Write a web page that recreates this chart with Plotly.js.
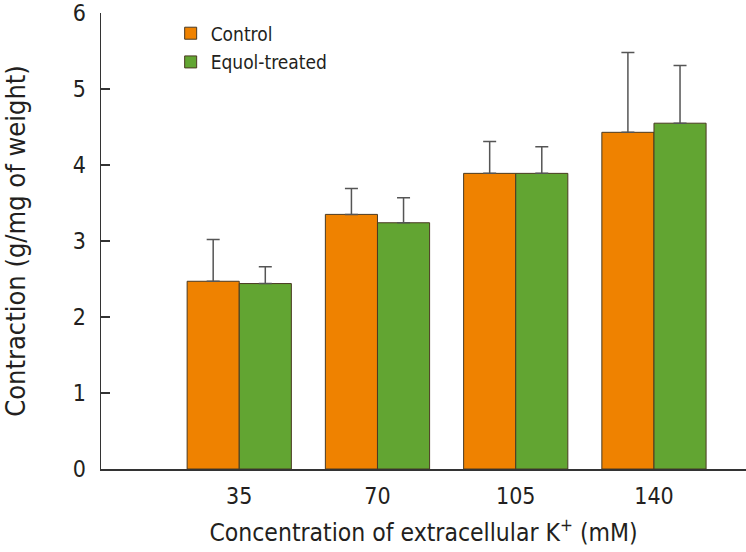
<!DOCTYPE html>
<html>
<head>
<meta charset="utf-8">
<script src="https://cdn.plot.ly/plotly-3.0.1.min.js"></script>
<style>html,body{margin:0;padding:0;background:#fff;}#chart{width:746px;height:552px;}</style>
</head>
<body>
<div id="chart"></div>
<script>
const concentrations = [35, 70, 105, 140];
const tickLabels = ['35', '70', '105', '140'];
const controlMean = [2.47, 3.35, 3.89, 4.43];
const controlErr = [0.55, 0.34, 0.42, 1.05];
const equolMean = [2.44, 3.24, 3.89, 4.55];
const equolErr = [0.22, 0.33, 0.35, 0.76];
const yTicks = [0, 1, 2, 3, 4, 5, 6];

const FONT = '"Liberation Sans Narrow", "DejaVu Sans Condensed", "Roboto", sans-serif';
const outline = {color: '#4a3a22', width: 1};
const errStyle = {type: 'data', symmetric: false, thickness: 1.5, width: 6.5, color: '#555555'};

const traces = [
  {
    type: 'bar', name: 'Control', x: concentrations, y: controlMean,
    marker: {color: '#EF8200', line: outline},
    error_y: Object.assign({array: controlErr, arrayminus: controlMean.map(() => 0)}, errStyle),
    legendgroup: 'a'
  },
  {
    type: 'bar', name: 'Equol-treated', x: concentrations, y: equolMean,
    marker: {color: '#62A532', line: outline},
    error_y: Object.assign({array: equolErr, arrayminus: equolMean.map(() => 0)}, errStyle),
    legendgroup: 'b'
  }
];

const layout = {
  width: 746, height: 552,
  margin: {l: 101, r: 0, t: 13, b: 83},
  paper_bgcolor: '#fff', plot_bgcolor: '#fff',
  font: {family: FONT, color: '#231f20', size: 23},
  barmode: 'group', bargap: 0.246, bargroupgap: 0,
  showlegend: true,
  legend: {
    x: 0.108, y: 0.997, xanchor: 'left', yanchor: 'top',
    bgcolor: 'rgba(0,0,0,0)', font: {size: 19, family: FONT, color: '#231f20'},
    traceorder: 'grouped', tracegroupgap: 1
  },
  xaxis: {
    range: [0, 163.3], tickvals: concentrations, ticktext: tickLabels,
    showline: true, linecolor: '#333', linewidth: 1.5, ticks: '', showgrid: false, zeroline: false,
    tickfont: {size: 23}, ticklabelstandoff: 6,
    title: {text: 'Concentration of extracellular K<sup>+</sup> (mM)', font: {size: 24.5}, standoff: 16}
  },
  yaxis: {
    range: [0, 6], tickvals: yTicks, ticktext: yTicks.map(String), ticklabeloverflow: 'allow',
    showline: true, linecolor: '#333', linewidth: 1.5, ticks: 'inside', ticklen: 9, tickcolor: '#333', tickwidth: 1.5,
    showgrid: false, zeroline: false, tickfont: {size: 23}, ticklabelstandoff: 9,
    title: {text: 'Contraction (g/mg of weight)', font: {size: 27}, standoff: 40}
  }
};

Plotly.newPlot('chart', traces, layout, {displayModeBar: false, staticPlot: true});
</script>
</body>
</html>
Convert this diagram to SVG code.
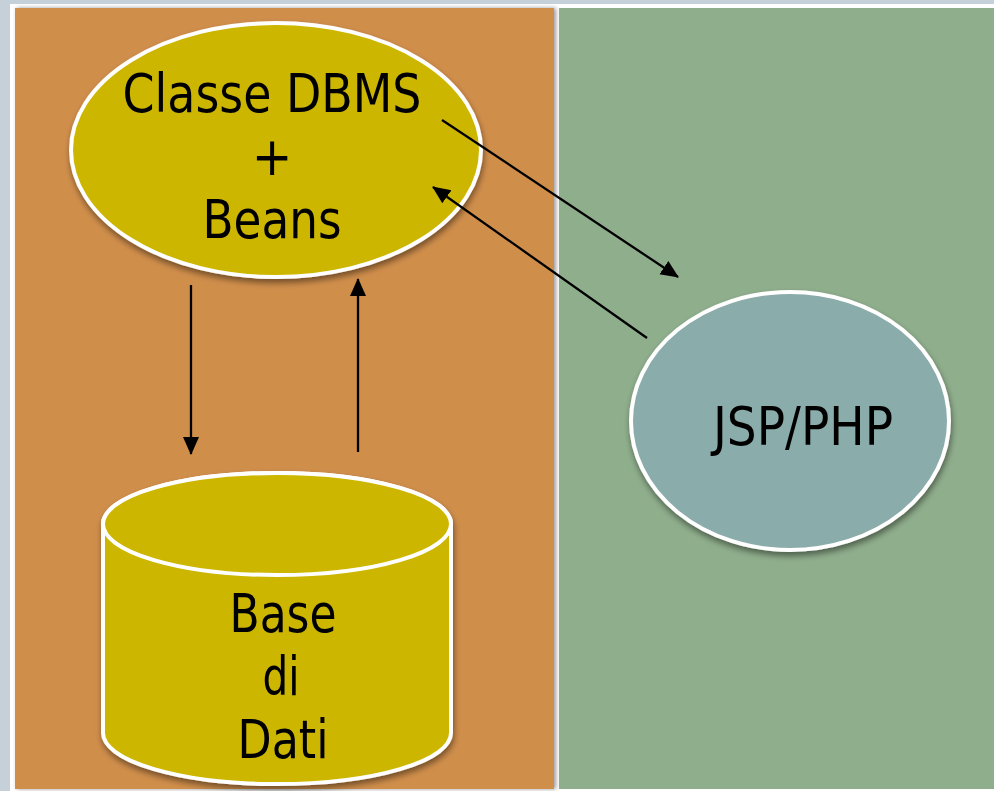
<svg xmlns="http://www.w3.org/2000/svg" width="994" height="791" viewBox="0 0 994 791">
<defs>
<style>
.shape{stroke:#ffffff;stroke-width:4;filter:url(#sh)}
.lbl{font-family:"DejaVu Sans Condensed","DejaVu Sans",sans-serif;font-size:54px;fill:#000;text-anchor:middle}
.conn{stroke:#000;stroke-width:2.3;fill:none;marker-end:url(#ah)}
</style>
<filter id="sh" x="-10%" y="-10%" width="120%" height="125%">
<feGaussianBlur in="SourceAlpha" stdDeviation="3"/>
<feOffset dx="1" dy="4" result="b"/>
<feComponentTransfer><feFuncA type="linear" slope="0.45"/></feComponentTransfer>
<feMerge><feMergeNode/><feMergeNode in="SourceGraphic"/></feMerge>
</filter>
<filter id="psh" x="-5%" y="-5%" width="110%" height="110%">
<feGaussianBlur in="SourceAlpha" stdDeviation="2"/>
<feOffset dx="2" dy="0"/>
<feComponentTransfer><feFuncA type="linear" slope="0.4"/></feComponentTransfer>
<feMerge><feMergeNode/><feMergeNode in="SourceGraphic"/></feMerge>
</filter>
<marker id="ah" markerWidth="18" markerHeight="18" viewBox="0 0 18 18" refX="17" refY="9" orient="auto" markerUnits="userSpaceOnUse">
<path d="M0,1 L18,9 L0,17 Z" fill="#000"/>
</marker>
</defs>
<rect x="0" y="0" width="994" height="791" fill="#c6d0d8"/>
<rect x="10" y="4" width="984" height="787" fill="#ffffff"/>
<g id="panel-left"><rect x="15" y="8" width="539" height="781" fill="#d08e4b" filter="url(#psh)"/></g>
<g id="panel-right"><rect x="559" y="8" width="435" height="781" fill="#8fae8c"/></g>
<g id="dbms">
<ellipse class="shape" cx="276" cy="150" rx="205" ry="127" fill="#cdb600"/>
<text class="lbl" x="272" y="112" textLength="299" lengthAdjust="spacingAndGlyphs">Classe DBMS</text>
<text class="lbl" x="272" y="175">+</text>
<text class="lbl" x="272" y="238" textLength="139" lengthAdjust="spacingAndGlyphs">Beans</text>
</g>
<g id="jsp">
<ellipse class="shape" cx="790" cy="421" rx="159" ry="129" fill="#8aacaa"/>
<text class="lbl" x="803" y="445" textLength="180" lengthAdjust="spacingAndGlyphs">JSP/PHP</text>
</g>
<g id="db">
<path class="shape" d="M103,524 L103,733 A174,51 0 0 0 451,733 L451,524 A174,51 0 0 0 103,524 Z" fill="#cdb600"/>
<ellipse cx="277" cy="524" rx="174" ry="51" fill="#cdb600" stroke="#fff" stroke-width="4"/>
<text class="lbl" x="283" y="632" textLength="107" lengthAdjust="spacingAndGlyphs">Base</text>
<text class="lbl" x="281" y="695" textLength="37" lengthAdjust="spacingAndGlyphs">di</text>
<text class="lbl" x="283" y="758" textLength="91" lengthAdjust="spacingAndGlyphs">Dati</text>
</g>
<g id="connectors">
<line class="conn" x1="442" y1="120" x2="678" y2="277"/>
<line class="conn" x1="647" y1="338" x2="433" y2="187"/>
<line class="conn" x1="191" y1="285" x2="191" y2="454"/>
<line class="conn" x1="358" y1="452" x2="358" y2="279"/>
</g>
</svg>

***

_Task statement_: Leave the pictures out and copy the rest of the data exactly.

_Final result_:
Write a web page that recreates this chart with Plotly.js.
<!DOCTYPE html>
<html>
<head>
<meta charset="utf-8">
<script src="https://cdn.plot.ly/plotly-3.0.1.min.js"></script>
<style>html,body{margin:0;padding:0;background:#fff;}#chart{width:746px;height:552px;}</style>
</head>
<body>
<div id="chart"></div>
<script>
const concentrations = [35, 70, 105, 140];
const tickLabels = ['35', '70', '105', '140'];
const controlMean = [2.47, 3.35, 3.89, 4.43];
const controlErr = [0.55, 0.34, 0.42, 1.05];
const equolMean = [2.44, 3.24, 3.89, 4.55];
const equolErr = [0.22, 0.33, 0.35, 0.76];
const yTicks = [0, 1, 2, 3, 4, 5, 6];

const FONT = '"Liberation Sans Narrow", "DejaVu Sans Condensed", "Roboto", sans-serif';
const outline = {color: '#4a3a22', width: 1};
const errStyle = {type: 'data', symmetric: false, thickness: 1.5, width: 6.5, color: '#555555'};

const traces = [
  {
    type: 'bar', name: 'Control', x: concentrations, y: controlMean,
    marker: {color: '#EF8200', line: outline},
    error_y: Object.assign({array: controlErr, arrayminus: controlMean.map(() => 0)}, errStyle),
    legendgroup: 'a'
  },
  {
    type: 'bar', name: 'Equol-treated', x: concentrations, y: equolMean,
    marker: {color: '#62A532', line: outline},
    error_y: Object.assign({array: equolErr, arrayminus: equolMean.map(() => 0)}, errStyle),
    legendgroup: 'b'
  }
];

const layout = {
  width: 746, height: 552,
  margin: {l: 101, r: 0, t: 13, b: 83},
  paper_bgcolor: '#fff', plot_bgcolor: '#fff',
  font: {family: FONT, color: '#231f20', size: 23},
  barmode: 'group', bargap: 0.246, bargroupgap: 0,
  showlegend: true,
  legend: {
    x: 0.108, y: 0.997, xanchor: 'left', yanchor: 'top',
    bgcolor: 'rgba(0,0,0,0)', font: {size: 19, family: FONT, color: '#231f20'},
    traceorder: 'grouped', tracegroupgap: 1
  },
  xaxis: {
    range: [0, 163.3], tickvals: concentrations, ticktext: tickLabels,
    showline: true, linecolor: '#333', linewidth: 1.5, ticks: '', showgrid: false, zeroline: false,
    tickfont: {size: 23}, ticklabelstandoff: 6,
    title: {text: 'Concentration of extracellular K<sup>+</sup> (mM)', font: {size: 24.5}, standoff: 16}
  },
  yaxis: {
    range: [0, 6], tickvals: yTicks, ticktext: yTicks.map(String), ticklabeloverflow: 'allow',
    showline: true, linecolor: '#333', linewidth: 1.5, ticks: 'inside', ticklen: 9, tickcolor: '#333', tickwidth: 1.5,
    showgrid: false, zeroline: false, tickfont: {size: 23}, ticklabelstandoff: 9,
    title: {text: 'Contraction (g/mg of weight)', font: {size: 27}, standoff: 40}
  }
};

Plotly.newPlot('chart', traces, layout, {displayModeBar: false, staticPlot: true});
</script>
</body>
</html>
Convert this diagram to SVG code.
<svg xmlns="http://www.w3.org/2000/svg" width="994" height="791" viewBox="0 0 994 791">
<defs>
<style>
.shape{stroke:#ffffff;stroke-width:4;filter:url(#sh)}
.lbl{font-family:"DejaVu Sans Condensed","DejaVu Sans",sans-serif;font-size:54px;fill:#000;text-anchor:middle}
.conn{stroke:#000;stroke-width:2.3;fill:none;marker-end:url(#ah)}
</style>
<filter id="sh" x="-10%" y="-10%" width="120%" height="125%">
<feGaussianBlur in="SourceAlpha" stdDeviation="3"/>
<feOffset dx="1" dy="4" result="b"/>
<feComponentTransfer><feFuncA type="linear" slope="0.45"/></feComponentTransfer>
<feMerge><feMergeNode/><feMergeNode in="SourceGraphic"/></feMerge>
</filter>
<filter id="psh" x="-5%" y="-5%" width="110%" height="110%">
<feGaussianBlur in="SourceAlpha" stdDeviation="2"/>
<feOffset dx="2" dy="0"/>
<feComponentTransfer><feFuncA type="linear" slope="0.4"/></feComponentTransfer>
<feMerge><feMergeNode/><feMergeNode in="SourceGraphic"/></feMerge>
</filter>
<marker id="ah" markerWidth="18" markerHeight="18" viewBox="0 0 18 18" refX="17" refY="9" orient="auto" markerUnits="userSpaceOnUse">
<path d="M0,1 L18,9 L0,17 Z" fill="#000"/>
</marker>
</defs>
<rect x="0" y="0" width="994" height="791" fill="#c6d0d8"/>
<rect x="10" y="4" width="984" height="787" fill="#ffffff"/>
<g id="panel-left"><rect x="15" y="8" width="539" height="781" fill="#d08e4b" filter="url(#psh)"/></g>
<g id="panel-right"><rect x="559" y="8" width="435" height="781" fill="#8fae8c"/></g>
<g id="dbms">
<ellipse class="shape" cx="276" cy="150" rx="205" ry="127" fill="#cdb600"/>
<text class="lbl" x="272" y="112" textLength="299" lengthAdjust="spacingAndGlyphs">Classe DBMS</text>
<text class="lbl" x="272" y="175">+</text>
<text class="lbl" x="272" y="238" textLength="139" lengthAdjust="spacingAndGlyphs">Beans</text>
</g>
<g id="jsp">
<ellipse class="shape" cx="790" cy="421" rx="159" ry="129" fill="#8aacaa"/>
<text class="lbl" x="803" y="445" textLength="180" lengthAdjust="spacingAndGlyphs">JSP/PHP</text>
</g>
<g id="db">
<path class="shape" d="M103,524 L103,733 A174,51 0 0 0 451,733 L451,524 A174,51 0 0 0 103,524 Z" fill="#cdb600"/>
<ellipse cx="277" cy="524" rx="174" ry="51" fill="#cdb600" stroke="#fff" stroke-width="4"/>
<text class="lbl" x="283" y="632" textLength="107" lengthAdjust="spacingAndGlyphs">Base</text>
<text class="lbl" x="281" y="695" textLength="37" lengthAdjust="spacingAndGlyphs">di</text>
<text class="lbl" x="283" y="758" textLength="91" lengthAdjust="spacingAndGlyphs">Dati</text>
</g>
<g id="connectors">
<line class="conn" x1="442" y1="120" x2="678" y2="277"/>
<line class="conn" x1="647" y1="338" x2="433" y2="187"/>
<line class="conn" x1="191" y1="285" x2="191" y2="454"/>
<line class="conn" x1="358" y1="452" x2="358" y2="279"/>
</g>
</svg>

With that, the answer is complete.